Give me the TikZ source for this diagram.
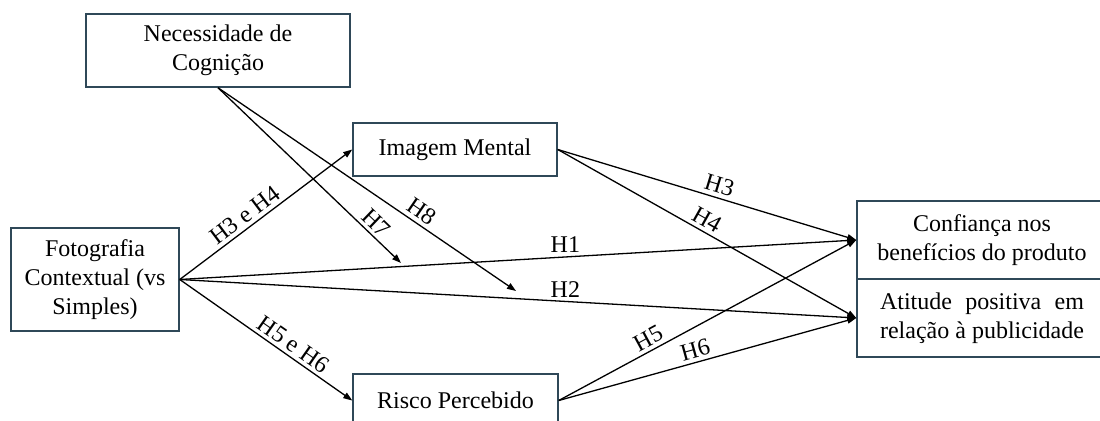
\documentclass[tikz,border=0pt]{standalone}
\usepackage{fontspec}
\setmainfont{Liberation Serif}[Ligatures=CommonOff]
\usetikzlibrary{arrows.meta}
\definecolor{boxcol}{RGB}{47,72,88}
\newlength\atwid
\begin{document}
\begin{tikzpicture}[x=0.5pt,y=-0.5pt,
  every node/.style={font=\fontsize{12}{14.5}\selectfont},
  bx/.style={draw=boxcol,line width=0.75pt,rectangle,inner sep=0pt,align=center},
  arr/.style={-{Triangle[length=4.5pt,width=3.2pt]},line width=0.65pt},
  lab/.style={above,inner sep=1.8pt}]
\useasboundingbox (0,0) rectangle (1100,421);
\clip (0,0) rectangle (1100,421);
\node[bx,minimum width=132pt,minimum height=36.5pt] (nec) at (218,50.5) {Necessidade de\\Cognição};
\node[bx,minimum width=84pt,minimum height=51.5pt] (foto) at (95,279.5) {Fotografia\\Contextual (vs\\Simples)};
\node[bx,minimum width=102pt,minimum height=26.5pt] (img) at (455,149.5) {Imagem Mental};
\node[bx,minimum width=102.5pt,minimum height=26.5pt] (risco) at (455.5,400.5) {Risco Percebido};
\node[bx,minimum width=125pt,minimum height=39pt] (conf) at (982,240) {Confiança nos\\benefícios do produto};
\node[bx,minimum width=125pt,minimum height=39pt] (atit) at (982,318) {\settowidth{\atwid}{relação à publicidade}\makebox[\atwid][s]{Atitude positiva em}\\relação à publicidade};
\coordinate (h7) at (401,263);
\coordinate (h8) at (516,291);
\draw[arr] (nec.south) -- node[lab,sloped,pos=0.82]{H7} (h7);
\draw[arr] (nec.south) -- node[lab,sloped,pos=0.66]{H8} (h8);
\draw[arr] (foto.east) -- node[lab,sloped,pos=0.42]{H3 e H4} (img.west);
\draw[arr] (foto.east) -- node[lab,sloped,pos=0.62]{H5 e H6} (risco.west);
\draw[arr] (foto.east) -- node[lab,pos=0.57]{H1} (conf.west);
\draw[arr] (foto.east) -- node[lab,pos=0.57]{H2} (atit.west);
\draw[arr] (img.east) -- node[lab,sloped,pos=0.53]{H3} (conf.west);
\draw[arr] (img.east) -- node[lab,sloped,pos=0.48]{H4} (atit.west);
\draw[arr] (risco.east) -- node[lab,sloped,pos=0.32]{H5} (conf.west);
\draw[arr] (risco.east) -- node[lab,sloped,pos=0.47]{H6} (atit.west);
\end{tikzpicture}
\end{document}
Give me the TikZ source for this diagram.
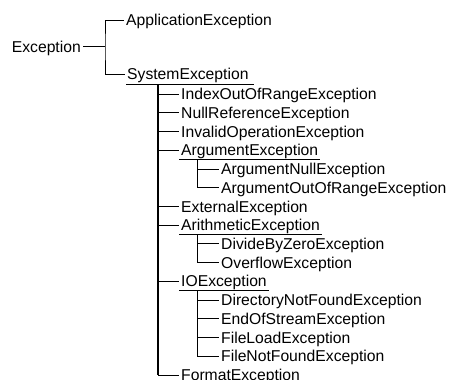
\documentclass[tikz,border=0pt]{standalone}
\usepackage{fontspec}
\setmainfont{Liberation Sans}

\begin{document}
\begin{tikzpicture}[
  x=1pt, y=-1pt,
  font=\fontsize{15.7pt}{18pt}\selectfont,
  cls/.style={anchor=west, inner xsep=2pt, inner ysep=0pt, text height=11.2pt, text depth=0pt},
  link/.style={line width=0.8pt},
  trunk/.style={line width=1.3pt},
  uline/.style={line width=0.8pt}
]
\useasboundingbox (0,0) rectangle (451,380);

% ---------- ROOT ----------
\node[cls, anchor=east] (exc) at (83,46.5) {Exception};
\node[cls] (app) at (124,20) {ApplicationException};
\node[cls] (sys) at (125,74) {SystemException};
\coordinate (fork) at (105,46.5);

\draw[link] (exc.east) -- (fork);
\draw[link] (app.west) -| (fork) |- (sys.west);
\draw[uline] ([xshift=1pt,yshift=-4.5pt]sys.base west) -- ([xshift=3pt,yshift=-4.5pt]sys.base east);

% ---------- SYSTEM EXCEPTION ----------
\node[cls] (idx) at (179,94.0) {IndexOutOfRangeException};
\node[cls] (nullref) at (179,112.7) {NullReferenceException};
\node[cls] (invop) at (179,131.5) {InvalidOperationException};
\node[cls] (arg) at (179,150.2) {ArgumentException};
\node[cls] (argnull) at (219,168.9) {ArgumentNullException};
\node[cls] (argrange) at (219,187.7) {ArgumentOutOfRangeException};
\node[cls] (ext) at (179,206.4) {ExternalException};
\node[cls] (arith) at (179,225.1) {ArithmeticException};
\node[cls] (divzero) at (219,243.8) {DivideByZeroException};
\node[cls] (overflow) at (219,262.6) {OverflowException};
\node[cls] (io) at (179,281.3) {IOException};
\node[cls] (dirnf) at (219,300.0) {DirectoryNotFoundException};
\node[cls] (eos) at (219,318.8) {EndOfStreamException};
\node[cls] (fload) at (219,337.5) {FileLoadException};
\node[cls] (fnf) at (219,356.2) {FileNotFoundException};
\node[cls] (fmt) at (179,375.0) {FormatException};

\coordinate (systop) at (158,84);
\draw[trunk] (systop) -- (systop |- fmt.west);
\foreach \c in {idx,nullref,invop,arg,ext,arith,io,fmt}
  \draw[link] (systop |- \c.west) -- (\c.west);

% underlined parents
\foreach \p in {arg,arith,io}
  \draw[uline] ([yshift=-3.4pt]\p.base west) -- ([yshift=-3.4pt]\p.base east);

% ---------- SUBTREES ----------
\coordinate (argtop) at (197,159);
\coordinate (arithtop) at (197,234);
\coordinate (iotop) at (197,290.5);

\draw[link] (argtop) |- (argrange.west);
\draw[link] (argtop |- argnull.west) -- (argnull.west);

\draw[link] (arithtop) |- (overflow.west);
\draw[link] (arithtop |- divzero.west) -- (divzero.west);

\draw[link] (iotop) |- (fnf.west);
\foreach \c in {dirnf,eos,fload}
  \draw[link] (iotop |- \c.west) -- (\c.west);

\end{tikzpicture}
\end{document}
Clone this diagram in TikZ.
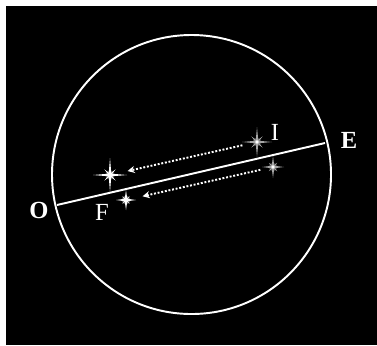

============

Copy every record above exactly, leaving out the pictures.

Answer to this problem
Give me the TikZ source for this diagram.
\documentclass[tikz,border=0pt]{standalone}
\usepackage{fontspec}
\setmainfont{Liberation Serif}[Ligatures=CommonOff]
\usetikzlibrary{arrows.meta}
\definecolor{boxcol}{RGB}{47,72,88}
\newlength\atwid
\begin{document}
\begin{tikzpicture}[x=0.5pt,y=-0.5pt,
  every node/.style={font=\fontsize{12}{14.5}\selectfont},
  bx/.style={draw=boxcol,line width=0.75pt,rectangle,inner sep=0pt,align=center},
  arr/.style={-{Triangle[length=4.5pt,width=3.2pt]},line width=0.65pt},
  lab/.style={above,inner sep=1.8pt}]
\useasboundingbox (0,0) rectangle (1100,421);
\clip (0,0) rectangle (1100,421);
\node[bx,minimum width=132pt,minimum height=36.5pt] (nec) at (218,50.5) {Necessidade de\\Cognição};
\node[bx,minimum width=84pt,minimum height=51.5pt] (foto) at (95,279.5) {Fotografia\\Contextual (vs\\Simples)};
\node[bx,minimum width=102pt,minimum height=26.5pt] (img) at (455,149.5) {Imagem Mental};
\node[bx,minimum width=102.5pt,minimum height=26.5pt] (risco) at (455.5,400.5) {Risco Percebido};
\node[bx,minimum width=125pt,minimum height=39pt] (conf) at (982,240) {Confiança nos\\benefícios do produto};
\node[bx,minimum width=125pt,minimum height=39pt] (atit) at (982,318) {\settowidth{\atwid}{relação à publicidade}\makebox[\atwid][s]{Atitude positiva em}\\relação à publicidade};
\coordinate (h7) at (401,263);
\coordinate (h8) at (516,291);
\draw[arr] (nec.south) -- node[lab,sloped,pos=0.82]{H7} (h7);
\draw[arr] (nec.south) -- node[lab,sloped,pos=0.66]{H8} (h8);
\draw[arr] (foto.east) -- node[lab,sloped,pos=0.42]{H3 e H4} (img.west);
\draw[arr] (foto.east) -- node[lab,sloped,pos=0.62]{H5 e H6} (risco.west);
\draw[arr] (foto.east) -- node[lab,pos=0.57]{H1} (conf.west);
\draw[arr] (foto.east) -- node[lab,pos=0.57]{H2} (atit.west);
\draw[arr] (img.east) -- node[lab,sloped,pos=0.53]{H3} (conf.west);
\draw[arr] (img.east) -- node[lab,sloped,pos=0.48]{H4} (atit.west);
\draw[arr] (risco.east) -- node[lab,sloped,pos=0.32]{H5} (conf.west);
\draw[arr] (risco.east) -- node[lab,sloped,pos=0.47]{H6} (atit.west);
\end{tikzpicture}
\end{document}
Give me the TikZ source for this diagram.
\documentclass[tikz,border=0pt]{standalone}
\usepackage{fontspec}
\setmainfont{Liberation Sans}

\begin{document}
\begin{tikzpicture}[
  x=1pt, y=-1pt,
  font=\fontsize{15.7pt}{18pt}\selectfont,
  cls/.style={anchor=west, inner xsep=2pt, inner ysep=0pt, text height=11.2pt, text depth=0pt},
  link/.style={line width=0.8pt},
  trunk/.style={line width=1.3pt},
  uline/.style={line width=0.8pt}
]
\useasboundingbox (0,0) rectangle (451,380);

% ---------- ROOT ----------
\node[cls, anchor=east] (exc) at (83,46.5) {Exception};
\node[cls] (app) at (124,20) {ApplicationException};
\node[cls] (sys) at (125,74) {SystemException};
\coordinate (fork) at (105,46.5);

\draw[link] (exc.east) -- (fork);
\draw[link] (app.west) -| (fork) |- (sys.west);
\draw[uline] ([xshift=1pt,yshift=-4.5pt]sys.base west) -- ([xshift=3pt,yshift=-4.5pt]sys.base east);

% ---------- SYSTEM EXCEPTION ----------
\node[cls] (idx) at (179,94.0) {IndexOutOfRangeException};
\node[cls] (nullref) at (179,112.7) {NullReferenceException};
\node[cls] (invop) at (179,131.5) {InvalidOperationException};
\node[cls] (arg) at (179,150.2) {ArgumentException};
\node[cls] (argnull) at (219,168.9) {ArgumentNullException};
\node[cls] (argrange) at (219,187.7) {ArgumentOutOfRangeException};
\node[cls] (ext) at (179,206.4) {ExternalException};
\node[cls] (arith) at (179,225.1) {ArithmeticException};
\node[cls] (divzero) at (219,243.8) {DivideByZeroException};
\node[cls] (overflow) at (219,262.6) {OverflowException};
\node[cls] (io) at (179,281.3) {IOException};
\node[cls] (dirnf) at (219,300.0) {DirectoryNotFoundException};
\node[cls] (eos) at (219,318.8) {EndOfStreamException};
\node[cls] (fload) at (219,337.5) {FileLoadException};
\node[cls] (fnf) at (219,356.2) {FileNotFoundException};
\node[cls] (fmt) at (179,375.0) {FormatException};

\coordinate (systop) at (158,84);
\draw[trunk] (systop) -- (systop |- fmt.west);
\foreach \c in {idx,nullref,invop,arg,ext,arith,io,fmt}
  \draw[link] (systop |- \c.west) -- (\c.west);

% underlined parents
\foreach \p in {arg,arith,io}
  \draw[uline] ([yshift=-3.4pt]\p.base west) -- ([yshift=-3.4pt]\p.base east);

% ---------- SUBTREES ----------
\coordinate (argtop) at (197,159);
\coordinate (arithtop) at (197,234);
\coordinate (iotop) at (197,290.5);

\draw[link] (argtop) |- (argrange.west);
\draw[link] (argtop |- argnull.west) -- (argnull.west);

\draw[link] (arithtop) |- (overflow.west);
\draw[link] (arithtop |- divzero.west) -- (divzero.west);

\draw[link] (iotop) |- (fnf.west);
\foreach \c in {dirnf,eos,fload}
  \draw[link] (iotop |- \c.west) -- (\c.west);

\end{tikzpicture}
\end{document}
Clone this diagram in TikZ.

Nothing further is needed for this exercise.